ART | CRITIQUE

May

PN H
@21 Juin 2010

D’une grande sobriété formelle, les sculptures et les vidéos d’Ann Veronica Janssens offrent toutefois l’image d’une matérialité en devenir, sensuelle et déconcertante, entre esthétique de la sensation et politisation du sensible.

Plus encore que l’héritage minimaliste, c’est la technicité des œuvres d’Ann Veronica Janssens qui frappe au premier abord. Choix esthétique, l’épure de la forme dénote aussi l’esprit scientifique qui a présidé à la conception de ces pièces. Les titres, au ton neutre et descriptif, adoptent eux-mêmes la froide objectivité du laboratoire: «disque noir anodisé», «barre de verre incandescent», etc.

Il serait injuste toutefois de ne retenir de ces œuvres que leur austérité formelle ou leur complexité technique. Comme dans l’intitulé de l’exposition, «May», l’apparente sobriété de la proposition n’est que le contrepoint d’une prometteuse ambition, en l’occurrence celle d’un art où rationalité et sensualité ne sont pas mutuellement exclusives — en attestent ces Fantaisies colorées, grands cubes de verre emplis d’eau déminéralisée, d’huile de paraffine et de colorants industriels.

Car les pièces d’Ann Veronica Janssens intéressent finalement moins par leur forme ou leur conception que par l’expérience sensitive qu’elles proposent: la liquéfaction d’une barre de métal polie (IPE 285) ou la saisissante courbure du sol sous l’effet d’une caméra à objectif convexe (Untitled (La boule)). Si la forme est régulière, la couleur sans nuance, le fini quasi industriel, l’expérience suscitée n’aboutit cependant pas à une clarification de la perception mais, au contraire, à une sensation profuse, mêlée.
Cet effet synesthésique peut naître de complexes opérations techniques comme d’un simple plan fixe: dans la vidéo Oscar, le visage de l’architecte Oscar Niemeyer en train de fumer balance entre une immobilité sculpturale, presque marmoréenne, et l’organicité expressive d’une chair creusée, accidentée.

C’est dans cette brèche envers les modèles apparents, Op art ou minimalisme, que vient se loger la dialectique propre à Ann Veronica Janssens, entre esthétique de la sensation et politisation du sensible.
Les dérèglements, les amalgames, les chimères offerts aux sens des spectateurs n’ont pas la gratuité du jeu ou de l’anecdote formelle; silencieusement, ils œuvrent à la déconstruction d’une certaine réalité, entendue comme ordre imposé, fixe et consensuel.

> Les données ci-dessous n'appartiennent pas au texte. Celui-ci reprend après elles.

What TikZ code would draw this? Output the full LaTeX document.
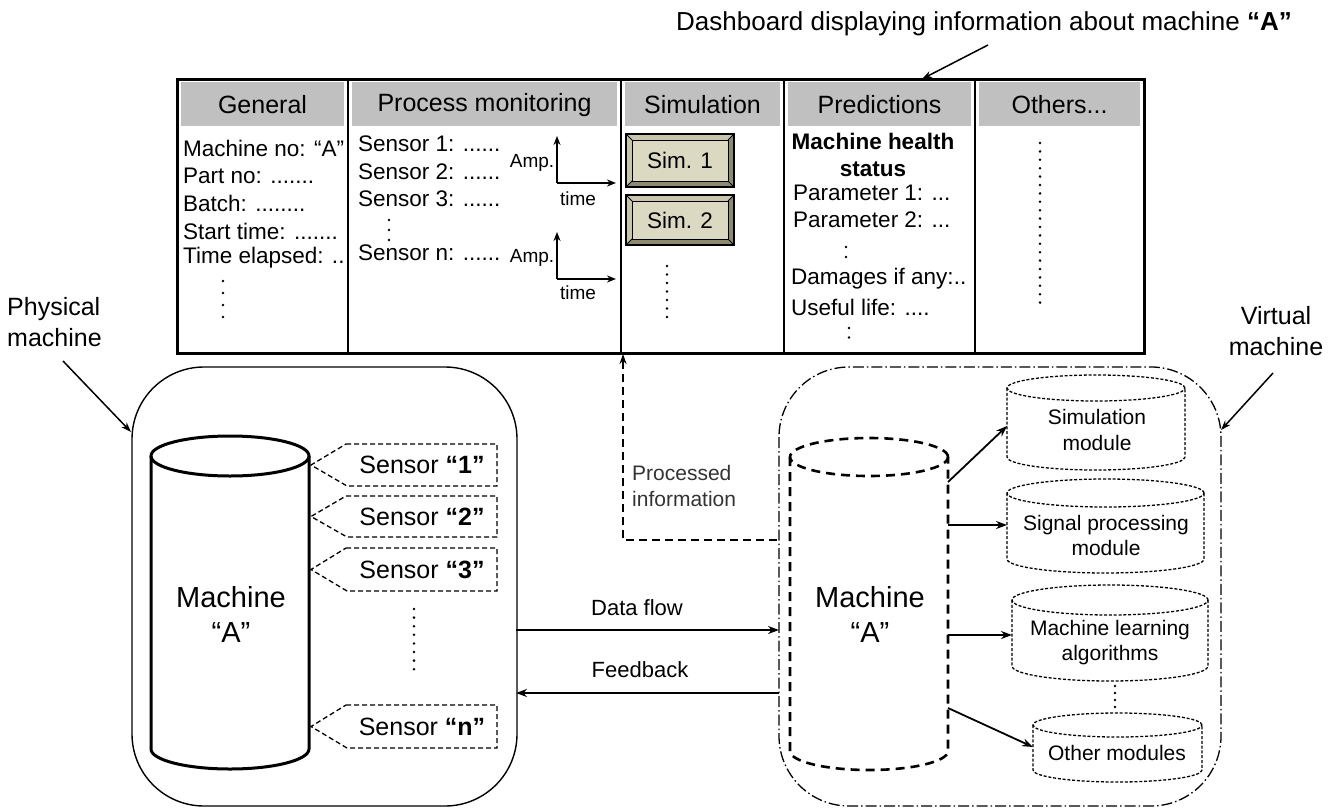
\documentclass[tikz,border=0pt]{standalone}
\usepackage{fontspec}
\setmainfont{Liberation Sans}
\usetikzlibrary{arrows.meta}

% vertical column of dots: x, y from, y to, spacing
\newcommand\dotcol[4]{\draw[line width=2.8pt, line cap=round, dash pattern=on 0pt off #4pt] (#1,#2) -- (#1,#3);}

% upright cylinder: style, x left, x right, y top centre, y bottom centre, ellipse half-height
\newcommand\cylinderat[6]{%
  \pgfmathsetmacro\cylcx{(#2+#3)/2}%
  \pgfmathsetmacro\cylrx{(#3-#2)/2}%
  \draw[#1] (\cylcx,#4) ellipse [x radius=\cylrx pt, y radius=#6pt];
  \draw[#1] (#2,#4) -- (#2,#5) arc [start angle=180, end angle=360, x radius=\cylrx pt, y radius=#6pt] -- (#3,#4);
}

% sensor call-out: name, y top, y bottom, label
\newcommand\sensorbox[4]{%
  \pgfmathsetmacro\sensmid{(#2+#3)/2}%
  \draw[sensorline] (346,#2) -- (497,#2) -- (497,#3) -- (347,#3) -- (311,\sensmid) -- cycle;
  \node[sens] (#1) at (422,\sensmid) {#4};
}

% bevelled button: name, x1, y1, x2, y2, label
\newcommand\simbutton[6]{%
  \fill[btndark] (#2,#3) rectangle (#4,#5);
  \fill[btnlight] (#2,#3) -- (#4,#3) -- (#4-6,#3+6) -- (#2+6,#3+6) -- (#2+6,#5-6) -- (#2,#5) -- cycle;
  \draw[line width=1.3pt] (#2,#3) rectangle (#4,#5);
  \draw[line width=1pt, fill=btnface] (#2+6,#3+6) rectangle (#4-6,#5-6);
  \draw[line width=0.8pt] (#2,#3) -- (#2+6,#3+6) (#4,#3) -- (#4-6,#3+6) (#2,#5) -- (#2+6,#5-6) (#4,#5) -- (#4-6,#5-6);
  \node[body, anchor=center] (#1) at ({(#2+#4)/2},{(#3+#5)/2}) {#6};
}

\definecolor{headgray}{HTML}{C0C0C0}
\definecolor{btnface}{HTML}{DCD9C3}
\definecolor{btnlight}{HTML}{C9C5AC}
\definecolor{btndark}{HTML}{8E8A70}
\definecolor{proctext}{HTML}{333333}

\tikzset{
  body/.style={font=\fontsize{22.5}{27}\selectfont, inner sep=0pt, anchor=west},
  head/.style={font=\fontsize{25}{30}\selectfont, inner sep=0pt},
  axlbl/.style={font=\fontsize{19}{22}\selectfont, inner sep=0pt},
  big/.style={font=\fontsize{29}{35}\selectfont, align=center, inner sep=0pt},
  lbl/.style={font=\fontsize{25}{31}\selectfont, inner sep=0pt},
  sens/.style={font=\fontsize{25}{30}\selectfont, inner sep=0pt},
  modtxt/.style={font=\fontsize{21}{25.5}\selectfont, align=center, inner sep=0pt},
  flowtxt/.style={font=\fontsize{22}{26}\selectfont, inner sep=0pt},
  arr/.style={line width=1.8pt, -{Stealth[length=11pt,width=8pt]}},
  thinarr/.style={line width=1.5pt, -{Stealth[length=10pt,width=7pt]}},
  axisline/.style={line width=1.8pt, -{Stealth[length=9pt,width=7pt]}},
  sensorline/.style={line width=1.3pt, dash pattern=on 5pt off 3pt},
  physcyl/.style={line width=3pt},
  virtcyl/.style={line width=2.6pt, dash pattern=on 9pt off 6pt},
  modcyl/.style={line width=1.3pt, dash pattern=on 3pt off 1.8pt},
  frameline/.style={line width=1.3pt, dash pattern=on 11pt off 3pt on 1.5pt off 3pt},
  procline/.style={line width=1.8pt, dash pattern=on 8pt off 5pt},
}

\begin{document}
\begin{tikzpicture}[x=1pt, y=-1pt]
\path[use as bounding box] (0,0) rectangle (1337,808);

% ---------------- dashboard ----------------
\foreach \xa/\xb in {177/348, 348/621, 621/784, 784/975, 975/1144}
  \fill[headgray] (\xa+4,82) rectangle (\xb-4,126);
\draw[line width=2pt] (348,79) -- (348,353) (621,79) -- (621,353) (784,79) -- (784,353) (975,79) -- (975,353);
\draw[line width=3pt] (177,79) rectangle (1144,353);
\coordinate (dash-top) at (922,79);
\coordinate (dash-in) at (623,354);

\node[head] (h-gen) at (262.5,105) {General};
\node[head] (h-proc) at (484.5,105) {Process monitoring};
\node[head] (h-sim) at (702.5,105) {Simulation};
\node[head] (h-pred) at (879.5,105) {Predictions};
\node[head] (h-oth) at (1059.5,105) {Others...};

% General
\node[body] (g1) at (183,148) {Machine no: “A”};
\node[body] (g2) at (183,176) {Part no: .......};
\node[body] (g3) at (183,203) {Batch: ........};
\node[body] (g4) at (183,231) {Start time: .......};
\node[body] (g5) at (183,258) {Time elapsed: ..};
\dotcol{223}{281}{318}{12}

% Process monitoring
\node[body] (p1) at (358,144) {Sensor 1: ......};
\node[body] (p2) at (358,172) {Sensor 2: ......};
\node[body] (p3) at (358,199) {Sensor 3: ......};
\dotcol{389}{220}{241}{10}
\node[body] (pn) at (358,253) {Sensor n: ......};

\coordinate (ax1) at (557,183);
\draw[axisline] (ax1) -- ++(0,-47);
\draw[axisline] (ax1) -- ++(59,0);
\node[axlbl] (amp1) at (532,163) {Amp.};
\node[axlbl] (time1) at (578,199) {time};
\coordinate (ax2) at (557,279);
\draw[axisline] (ax2) -- ++(0,-47);
\draw[axisline] (ax2) -- ++(59,0);
\node[axlbl] (amp2) at (532,258) {Amp.};
\node[axlbl] (time2) at (578,293) {time};

% Simulation
\simbutton{sim1}{626}{134}{734}{187}{Sim. 1}
\simbutton{sim2}{626}{195}{734}{245}{Sim. 2}
\dotcol{667}{266}{318}{8.5}

% Predictions
\node[body, anchor=center, align=center, font=\fontsize{22.5}{27}\selectfont\bfseries] (mhs) at (873,154.5) {Machine health\\status};
\node[body] (par1) at (793,193) {Parameter 1: ...};
\node[body] (par2) at (793,220) {Parameter 2: ...};
\dotcol{846}{247}{267}{10}
\node[body] (dmg) at (791,279) {Damages if any:..};
\node[body] (life) at (791,307) {Useful life: ....};
\dotcol{849}{328}{347}{9.5}

% Others
\dotcol{1040}{143}{310}{8.4}

% dashboard caption
\node[inner sep=0pt, anchor=west, font=\fontsize{26}{31}\selectfont] (dash-cap) at (676,24) {Dashboard displaying information about machine \textbf{“A”}};
\coordinate (cap-arrow) at (988,45);
\draw[thinarr] (cap-arrow) -- (dash-top);

% ---------------- physical machine ----------------
\node[lbl, anchor=west, align=left] (phys-lbl) at (7,322.5) {Physical\\machine};
\draw[line width=1.4pt, rounded corners=72pt] (132,367) rectangle (517,806);
\coordinate (phys-tail) at (63,361);
\coordinate (phys-edge) at (131,432);
\draw[thinarr] (phys-tail) -- (phys-edge);

\cylinderat{physcyl}{151}{309}{456}{749}{20}
\node[big] (phys-m) at (231,614.5) {Machine\\“A”};

\sensorbox{s1}{444}{486}{Sensor \textbf{“1”}}
\sensorbox{s2}{496}{537}{Sensor \textbf{“2”}}
\sensorbox{s3}{548}{591}{Sensor \textbf{“3”}}
\dotcol{414}{609}{677}{8.6}
\sensorbox{sn}{705}{748}{Sensor \textbf{“n”}}

% ---------------- data flow / feedback ----------------
\coordinate (phys-r1) at (516,630);
\coordinate (virt-l1) at (779,630);
\coordinate (phys-r2) at (516,693);
\coordinate (virt-l2) at (779,693);
\draw[arr] (phys-r1) -- (virt-l1);
\node[flowtxt] (df) at (637,608) {Data flow};
\draw[arr] (virt-l2) -- (phys-r2);
\node[flowtxt] (fb) at (640,670) {Feedback};

% ---------------- virtual machine ----------------
\draw[frameline, rounded corners=70pt] (779,367) rectangle (1221,806);
\node[lbl, align=center] (virt-lbl) at (1276,331.5) {Virtual\\machine};
\coordinate (virt-tail) at (1273,373);
\coordinate (virt-edge) at (1221,430);
\draw[thinarr] (virt-tail) -- (virt-edge);

\cylinderat{virtcyl}{790}{948}{457}{751}{19}
\node[big] (virt-m) at (870,614.5) {Machine\\“A”};

% processed information back to the dashboard
\coordinate (pi-start) at (777,540);
\coordinate (pi-corner) at (623,540);
\draw[procline, -{Stealth[length=10pt,width=7pt]}] (pi-start) -- (pi-corner) -- (dash-in);
\node[anchor=west, align=left, inner sep=0pt, text=proctext, font=\fontsize{21}{26}\selectfont] (pi-txt) at (632,486) {Processed\\information};

% modules
\cylinderat{modcyl}{1007}{1185}{388}{457}{13}
\node[modtxt] (m-sim) at (1097,430) {Simulation\\module};
\cylinderat{modcyl}{1007}{1204}{493}{559}{14}
\node[modtxt] (m-sig) at (1106,535.5) {Signal processing\\module};
\cylinderat{modcyl}{1012}{1208}{600}{666}{15}
\node[modtxt] (m-ml) at (1110,642.5) {Machine learning\\algorithms};
\dotcol{1115}{686}{707}{7}
\cylinderat{modcyl}{1033}{1202}{725}{770}{12}
\node[modtxt] (m-oth) at (1117,753) {Other modules};

\coordinate (vo1) at (948,482);
\coordinate (vo2) at (948,525);
\coordinate (vo3) at (948,635);
\coordinate (vo4) at (948,708);
\coordinate (mi1) at (1007,426);
\coordinate (mi2) at (1007,525);
\coordinate (mi3) at (1012,635);
\coordinate (mi4) at (1033,747);
\draw[arr] (vo1) -- (mi1);
\draw[arr] (vo2) -- (mi2);
\draw[arr] (vo3) -- (mi3);
\draw[arr] (vo4) -- (mi4);
\end{tikzpicture}
\end{document}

Ann Veronica Janssens dématérialise les objets, en inversant leurs propriétés sensibles ou en décalant le point de vue, jusqu’à abolir la pesanteur, dans Untitled (coin suspendu), pour faire flotter curieusement un pan de mur devant la caméra.
Toutes ces pièces, en se jouant des attributs de l’espace et de la matière, mettent à l’épreuve les évidences perceptives, redisposent la carte de nos sensations — contre, selon les mots de l’artiste, «la matérialité autoritaire» et «la tyrannie des objets». Adepte d’un matérialisme paradoxal, Ann Veronica Janssens fabrique des utopies sensibles.

—  Ann Veronica Janssens, Cielo Blu, 2010. Verre, eau distillée, pigment acrylique, huile de paraffine, papier Canson, socle. 30 x 30 x 30 cm.
— Ann Veronica Janssens, Disque noir anodisé, 2010. Aluminium anodisé. 55 x 1,5 cm.
— Ann Veronica Janssens, IPE 285, 2010. Acier poli. 285 x 16 x 8,5 cm.
— Ann Veronica Janssens, Plastillon Vert Grand Froid, 2010. Plastique. 39 x 20,5 cm.
— Ann Veronica Janssens, Oscar, 2009. DVD (12.08 mn).
— Ann Veronica Janssens, Untitled (La Boule), 2010. DVD (10.25 mn).